After a day exploring the coast and more of the tall tree country we have stopped at Pemberton as the forecast heavy rain has arrived - strong winds made a re ascent of the climbing trees foolhardy and we are now enjoying the fire courtesy of hook up and giving our batteries a good charge as they will sit idle for six weeks during shipment.



It has been a different visit to this area for me as there are far less people around than at Easter, spring growth is blooming with an array of wild flowers and blossoming shrubs and the fields are bright green. Lambs and calves dot the fields in an area that could be mistaken for SW England or south Pembrokeshire at first glance.



Our goal is Fremantle by the end of the week via the Capes of Leeuwin and Naturaliste with our food and gas stores being run down, shabby clothing being dispatched and cupboards tidied as we go.

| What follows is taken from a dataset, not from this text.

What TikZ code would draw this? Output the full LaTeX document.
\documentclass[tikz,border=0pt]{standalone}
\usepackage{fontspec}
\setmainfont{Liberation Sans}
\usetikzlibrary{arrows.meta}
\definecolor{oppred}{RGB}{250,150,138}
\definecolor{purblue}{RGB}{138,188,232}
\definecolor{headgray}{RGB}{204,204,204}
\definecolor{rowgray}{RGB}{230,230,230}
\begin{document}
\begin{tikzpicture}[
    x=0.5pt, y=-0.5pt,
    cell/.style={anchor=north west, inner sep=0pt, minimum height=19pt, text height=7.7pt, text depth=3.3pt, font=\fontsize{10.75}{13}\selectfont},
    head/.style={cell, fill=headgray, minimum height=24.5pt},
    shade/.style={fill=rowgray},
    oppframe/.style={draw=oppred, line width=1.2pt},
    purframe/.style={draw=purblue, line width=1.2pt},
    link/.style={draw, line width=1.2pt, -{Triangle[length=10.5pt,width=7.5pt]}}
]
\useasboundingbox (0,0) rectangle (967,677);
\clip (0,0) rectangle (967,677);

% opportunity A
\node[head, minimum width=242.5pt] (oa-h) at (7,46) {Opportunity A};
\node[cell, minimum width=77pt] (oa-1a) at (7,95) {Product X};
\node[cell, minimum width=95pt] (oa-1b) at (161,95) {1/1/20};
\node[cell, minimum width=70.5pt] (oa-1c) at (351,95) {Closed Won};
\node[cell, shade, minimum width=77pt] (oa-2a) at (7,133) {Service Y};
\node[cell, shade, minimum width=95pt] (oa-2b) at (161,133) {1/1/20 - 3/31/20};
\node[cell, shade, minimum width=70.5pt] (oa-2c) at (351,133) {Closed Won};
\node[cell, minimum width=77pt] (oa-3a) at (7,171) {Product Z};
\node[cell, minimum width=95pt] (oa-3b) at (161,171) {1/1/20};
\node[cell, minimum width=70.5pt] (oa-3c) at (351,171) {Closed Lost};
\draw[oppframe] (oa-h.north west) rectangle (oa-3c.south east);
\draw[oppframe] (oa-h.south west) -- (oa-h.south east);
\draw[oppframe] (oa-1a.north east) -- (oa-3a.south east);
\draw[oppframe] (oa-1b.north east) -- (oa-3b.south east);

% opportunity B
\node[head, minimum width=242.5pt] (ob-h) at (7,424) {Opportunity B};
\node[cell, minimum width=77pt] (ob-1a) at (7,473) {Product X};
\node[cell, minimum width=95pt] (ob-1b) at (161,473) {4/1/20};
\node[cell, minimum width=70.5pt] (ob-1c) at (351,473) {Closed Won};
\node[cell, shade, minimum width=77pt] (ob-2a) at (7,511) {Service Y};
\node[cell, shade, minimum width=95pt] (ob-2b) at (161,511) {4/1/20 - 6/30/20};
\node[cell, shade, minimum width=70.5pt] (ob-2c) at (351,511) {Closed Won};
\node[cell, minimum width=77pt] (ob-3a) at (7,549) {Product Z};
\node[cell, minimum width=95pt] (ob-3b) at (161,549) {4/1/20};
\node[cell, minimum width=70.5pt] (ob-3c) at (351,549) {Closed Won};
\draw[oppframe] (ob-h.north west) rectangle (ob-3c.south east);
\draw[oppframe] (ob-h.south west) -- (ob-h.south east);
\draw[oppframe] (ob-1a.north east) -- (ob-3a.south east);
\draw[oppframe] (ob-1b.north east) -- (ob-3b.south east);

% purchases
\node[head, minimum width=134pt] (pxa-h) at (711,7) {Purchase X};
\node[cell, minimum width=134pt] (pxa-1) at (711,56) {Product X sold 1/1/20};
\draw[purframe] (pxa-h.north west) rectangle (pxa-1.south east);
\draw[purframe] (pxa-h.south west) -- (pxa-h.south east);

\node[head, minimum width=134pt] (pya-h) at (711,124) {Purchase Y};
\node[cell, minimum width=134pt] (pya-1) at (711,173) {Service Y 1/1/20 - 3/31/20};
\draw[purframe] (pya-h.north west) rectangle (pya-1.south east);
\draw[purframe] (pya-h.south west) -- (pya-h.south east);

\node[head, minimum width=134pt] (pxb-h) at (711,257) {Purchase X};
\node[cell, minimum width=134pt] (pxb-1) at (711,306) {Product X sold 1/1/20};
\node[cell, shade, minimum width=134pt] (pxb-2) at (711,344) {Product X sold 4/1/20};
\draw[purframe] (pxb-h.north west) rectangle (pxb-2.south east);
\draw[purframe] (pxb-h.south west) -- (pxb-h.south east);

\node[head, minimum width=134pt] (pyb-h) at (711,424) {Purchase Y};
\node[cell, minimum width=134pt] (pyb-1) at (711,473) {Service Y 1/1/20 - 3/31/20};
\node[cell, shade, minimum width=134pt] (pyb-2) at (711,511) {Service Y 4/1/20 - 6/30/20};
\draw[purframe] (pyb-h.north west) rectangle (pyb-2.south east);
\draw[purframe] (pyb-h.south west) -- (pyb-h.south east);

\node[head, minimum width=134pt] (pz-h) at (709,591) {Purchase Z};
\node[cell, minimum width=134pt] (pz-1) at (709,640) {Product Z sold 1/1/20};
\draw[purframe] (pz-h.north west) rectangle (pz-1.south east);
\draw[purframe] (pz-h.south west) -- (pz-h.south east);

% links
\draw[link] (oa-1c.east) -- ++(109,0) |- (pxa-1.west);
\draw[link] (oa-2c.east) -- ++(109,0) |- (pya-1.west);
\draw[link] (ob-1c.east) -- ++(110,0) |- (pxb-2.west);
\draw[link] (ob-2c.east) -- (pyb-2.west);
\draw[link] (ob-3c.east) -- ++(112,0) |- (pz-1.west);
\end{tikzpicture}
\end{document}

A few photos here catch the highlights of the last week and their locations appear here






Slides top right return us to the further reaches of WA.

Monday, 8 August 2011

Across the Nullarbor 2

South of Alice we enjoyed a night tucked away off the Stuart highway with a camp fire before stopping in the bizarre dusty and pock marked town of Coober Pedy where the hundreds of small opal mines looked like steroidal rabbit burrowings and even the locals lived underground.
Another quiet night in the bush preceded a return to civilisation at Port Augusta where we stocked up on food before heading across the Eyre peninsula to enjoy the limestone coastal scenery of Venus and Streaky Bay. From Coodlie Station's private coastal strip we watched 50 or so dolphins feeding just off shore and then idyllic Steep Point provided a close encounter with a pair of large pelicans and a silent sunset.
The highlights of our long (700 mile) haul across the Nullarbor were the dozens of whales and calves seen from Head of Bight and a thought provoking night alongside a small abandoned cottage where a family had once tried to survive on the arid and treeless plain - a pack of dingoes seemed to be the sole inhabitants these days.
Crossing in to WA we were again checked for fruit and veg. before another night tucked away off the Eyre highway put us in reach of Norseman and then Esperance. We stayed at Cape le Grand on a wild and squally night but things had settled down the following day enabling us to ascend the Frenchman's Cap for its panoramic views.
Two nights in the Stirling Ranges enabled us to walk on the tops again with a visit to the Pongarirups to enjoy the Castle Rock aerial walkway - now officially open.
Here in Albany we have visited the various coastal features that dominate the granite coast and have online access for the first time in almost a fortnight - hence the delay in posting.
Things seem to be in hand for our return with some treats booked in Perth for the last week once we have handed the van over - we are already sorting out various cupboards and throwing stuff out that has accumulated over the last two years. Most of our belongings will stay in the van for the 5 week journey home but we will still bring valuables home in our baggage allowances in case of a mishap - check out container ship accidents on you tube !!
So the last ten days will be a gentle meander round the green and verdant SW coasts once more with Spring in the air.

Photos here and locations here.

Slides revisit WA at the start of what will have been a 12000 mile circuit of an area twice the size of western Europe.